3. Intake must be installed. If any of three are not followed, ridge vent will not work. The cost involved depends on how many of the three items need to be done. In the end, ridge vent is the best choice.

Shingles—A shingle upgrade would be another great option to consider. Shingles can range from 25 years to 50 years, have a wind warranty of 60 mph to 150 mph or even unlimited, and be classified as having no hail impact rating to a class 3 or 4. There are many options to choose from, and the price difference may not be as much as you think. The cost of the shingle upgrade could cost $10-$70 per square. If you upgrade your shingles now, you could actually be saving yourself money in the long run in that you shouldn’t have to necessarily replace your roof again after the next wind or hail event.

Warranty upgrade—Shingles come with a limited lifetime warranty. This may sound good, but it’s a little deceiving as well. The common laminated shingle, also called the dimensional or architectural shingle, is rated for 40 years. That length of time is a good amount of time. However, it’s only during the first ten years that most items are fully covered. After that, the warranty is prorated. Every shingle manufacturer’s limited warranty is going to have some variance. Fully covered items may only include the shingles and the labor charges to install them. Items such as labor to remove the shingles or the dumpster charge to haul waste might not be covered. A warranty can be provided or purchased through the shingle manufacturer. A better warranty can be provided based on two factors:

1. Using all a shingle manufacturer’s roofing products that comprise the roofing system and

2. The company installing the roof has met testing requirements and is certified through the shingle manufacturer. This warranty will include a non-prorating of the shingles of up to 50 years. Additionally, the warranty will include all materials and labor including the tear-off of the roof and the removal of debris. The price for this warranty can vary from a couple of dollars to $10-$30 per square.

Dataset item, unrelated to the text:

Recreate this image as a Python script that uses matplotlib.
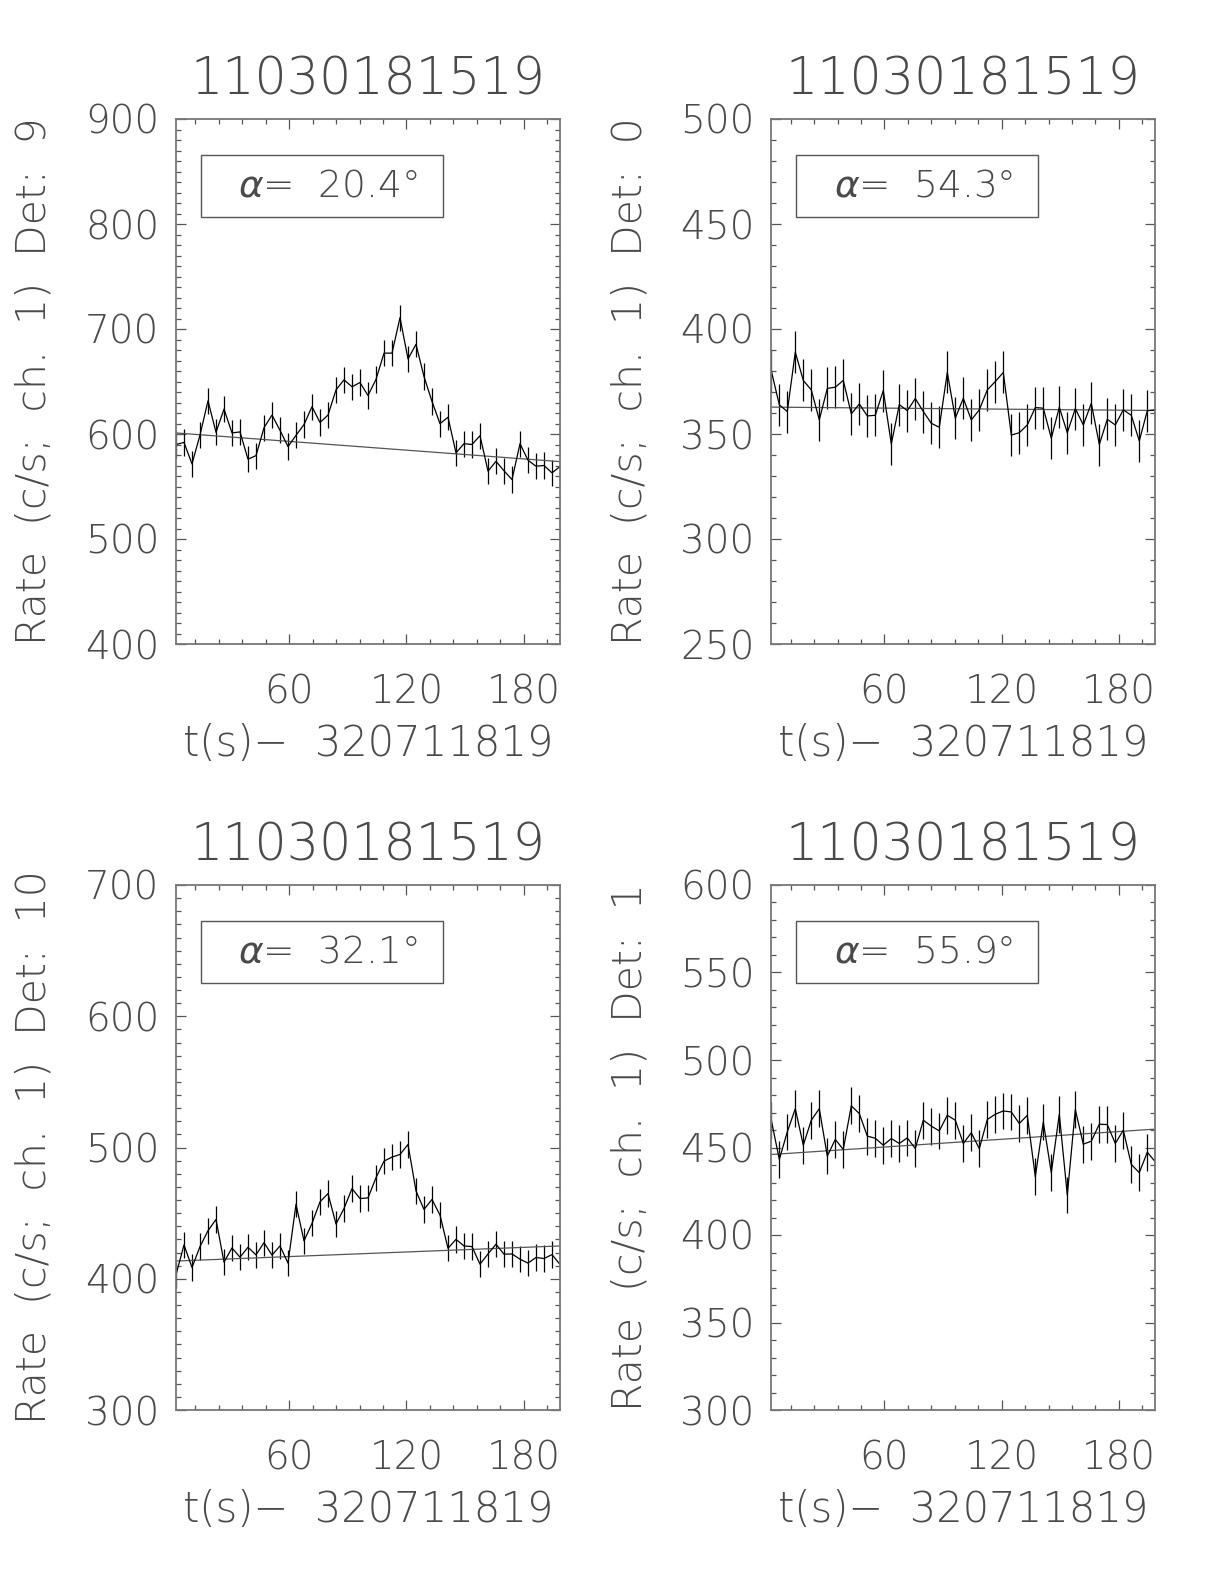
import numpy as np
import matplotlib
matplotlib.use("Agg")
import matplotlib.pyplot as plt
from matplotlib.ticker import MultipleLocator
from matplotlib.patches import Rectangle

plt.rcParams['font.family'] = ['DejaVu Sans']
plt.rcParams['mathtext.fontset'] = 'dejavusans'

# bin centres of the 4.096 s bins
t = 2.048 + 4.096 * np.arange(49)

rate_det9 = [590, 592, 571.5, 599, 631.6, 601.6, 623.7, 601, 602, 576,
             579.4, 606, 618, 603.5, 588, 598.7, 609, 626, 611, 618,
             642, 651.6, 645, 649, 636.7, 652, 677, 677, 710.8, 671.5,
             685.4, 654.7, 631, 609.8, 616, 582, 590.8, 590, 598.4, 564.6,
             574, 565, 556.6, 590.8, 575, 569.3, 570, 563, 569]
rate_det0 = [380.1, 363.9, 360.7, 389, 375.5, 371, 356.7, 371.7, 372.3, 375.5,
             359.6, 364.3, 358.6, 358.9, 370.7, 345.2, 364, 361.1, 366.9, 360.7,
             355.1, 353.2, 379.3, 357.5, 367, 356.7, 361.5, 371, 375, 379.3,
             349.5, 350.6, 354.3, 362.6, 362.3, 348, 362.7, 350.6, 362.1, 354.3,
             364.6, 345, 357, 354.3, 361.5, 358.9, 346.7, 361.1, 361.5]
rate_det10 = [403, 425.8, 408.6, 424.5, 436.6, 445.2, 412.6, 423.5, 416.4, 424,
              418.2, 427.5, 418, 425, 411.9, 456.8, 428.8, 442.2, 458.6, 464.9,
              441.7, 453.5, 468.7, 461.1, 461.6, 477, 489.6, 492.7, 494.7, 502.3,
              466.9, 452.8, 460.4, 448.5, 423.2, 430, 425, 424.5, 411.1, 418.9,
              426.3, 418.7, 418.9, 414.9, 411.9, 416.2, 415.4, 418.4, 410.9]
rate_det1 = [465.6, 443.2, 458.9, 472.2, 451.3, 465.6, 472.2, 445.1, 454.6, 448.9,
             473.8, 469.4, 456.5, 455.3, 451.3, 455.1, 452.3, 455.5, 449.4, 465.6,
             462.2, 459.5, 468.4, 465.6, 452.3, 458.4, 449.4, 466, 469, 470.9,
             470.3, 463.7, 468.4, 433.3, 464.6, 435.6, 469, 422.8, 471.7, 451.9,
             453.6, 463.3, 463.1, 452.3, 459.9, 440.3, 435.6, 447.3, 441.8]

dets = [9, 0, 10, 1]
angles = [20.4, 54.3, 32.1, 55.9]
rates = [rate_det9, rate_det0, rate_det10, rate_det1]
errs = [12.5, 10, 10, 10.5]
# background fit: value at start and end of the window
bkg_start = [601, 362.8, 413.5, 446]
bkg_end = [573.7, 361.2, 425, 460.5]
ylims = [(400, 900), (250, 500), (300, 700), (300, 600)]
ymajor = [100, 50, 100, 50]

fig = plt.figure(figsize=(12.24, 15.84), dpi=100)
lefts = [176 / 1224, 771.3 / 1224, 176 / 1224, 771.3 / 1224]
bottoms = [(1584 - 644) / 1584, (1584 - 644) / 1584,
           (1584 - 1410) / 1584, (1584 - 1410) / 1584]
w = 384 / 1224
h = 525 / 1584
txtc = '#4a4a4a'
wt = 200

for i in range(4):
    ax = fig.add_axes([lefts[i], bottoms[i], w, h])
    ax.errorbar(t, rates[i], yerr=errs[i], color='black', lw=0.9,
                elinewidth=0.9, capsize=0)
    ax.plot([t[0], t[-1]], [bkg_start[i], bkg_end[i]], color='#555555', lw=0.9)
    ax.set_xlim(t[0], t[-1])
    ax.set_ylim(*ylims[i])
    ax.xaxis.set_major_locator(MultipleLocator(60))
    ax.xaxis.set_minor_locator(MultipleLocator(12))
    ax.yaxis.set_major_locator(MultipleLocator(ymajor[i]))
    ax.yaxis.set_minor_locator(MultipleLocator(10))
    ax.tick_params(which='both', direction='in', top=True, right=True,
                   color='#555555', width=0.9)
    ax.tick_params(which='major', length=7)
    ax.tick_params(which='minor', length=3.5)
    ax.tick_params(axis='x', which='major', pad=21, labelsize=28, labelcolor=txtc)
    ax.tick_params(axis='y', which='major', pad=12, labelsize=28, labelcolor=txtc)
    for lab in ax.get_xticklabels() + ax.get_yticklabels():
        lab.set_fontweight(wt)
    for sp in ax.spines.values():
        sp.set_color('#777777')
        sp.set_linewidth(1.3)
    ax.set_xlabel("t(s)\u2212  320711819", fontsize=30, color=txtc,
                  fontweight=wt)
    ax.xaxis.set_label_coords(0.5, -0.15)
    ax.set_ylabel("Rate  (c/s;  ch.  1)  Det:  %d" % dets[i], fontsize=29.5,
                  color=txtc, fontweight=wt)
    ax.yaxis.set_label_coords(-0.318, 0.5)
    ax.text(0.5, 1.046, "11030181519", transform=ax.transAxes, ha='center',
            va='baseline', fontsize=36.5, color=txtc, fontweight=wt)
    ax.add_patch(Rectangle((0.065, 0.813), 0.63, 0.118, transform=ax.transAxes,
                           fill=False, ec='#555555', lw=1.0))
    ax.text(0.396, 0.872, "$\\alpha$=  %.1f\u00b0" % angles[i],
            transform=ax.transAxes, ha='center', va='center', fontsize=27,
            color=txtc, fontweight=wt)

fig.savefig("out.png", dpi=100)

Ice and water shield—Ice and water shield is a great product. As we discussed in previous articles, ice and water is normally applied in the valleys here in Tulsa, Oklahoma. However, ice and water is rarely applied to the eaves. The point of ice and water is to prevent water from backing up, mostly from snow and ice. Upgrading ice and water to the eaves of the house will add a great level of protection against that snowstorm that occurs every 5-10 years. Ice and water is going to range from $1-2 per linear foot, but remember ice and water needs to be installed a minimum of 2’ past the wall where the house starts. If you have a 2’ overhang, you’ll need 2 runs of ice and water.

Underlayment—Underlayment is one of those overlooked items. The underlayment is installed on the entire roof deck except where ice and water is installed. If your contractor wants to install tar paper, there are better options. Synthetic felt is the best product on the market. Shingle manufacturers also make a breathable synthetic felt. Over time, tar paper will start to dry out and will lose its effectiveness. Tar paper, if wet, will start to bubble and could cause a shingle to not lay flat. Also, be sure to avoid generic brands of synthetic felt. The cost is not that much more than tar paper. The cost difference between tar paper and synthetic felt is about $20-40 for every 10 squares. Upgrading further from synthetic felt to a breathable synthetic felt can easily double in price.

We hope that this article has given you some ideas about possible upgrades you can make to your roof in order to get the maximum life out of it. If your budget allows, upgrading in all these areas would provide you with a solid roof. Even one or two upgrades can enhance the quality of your roof.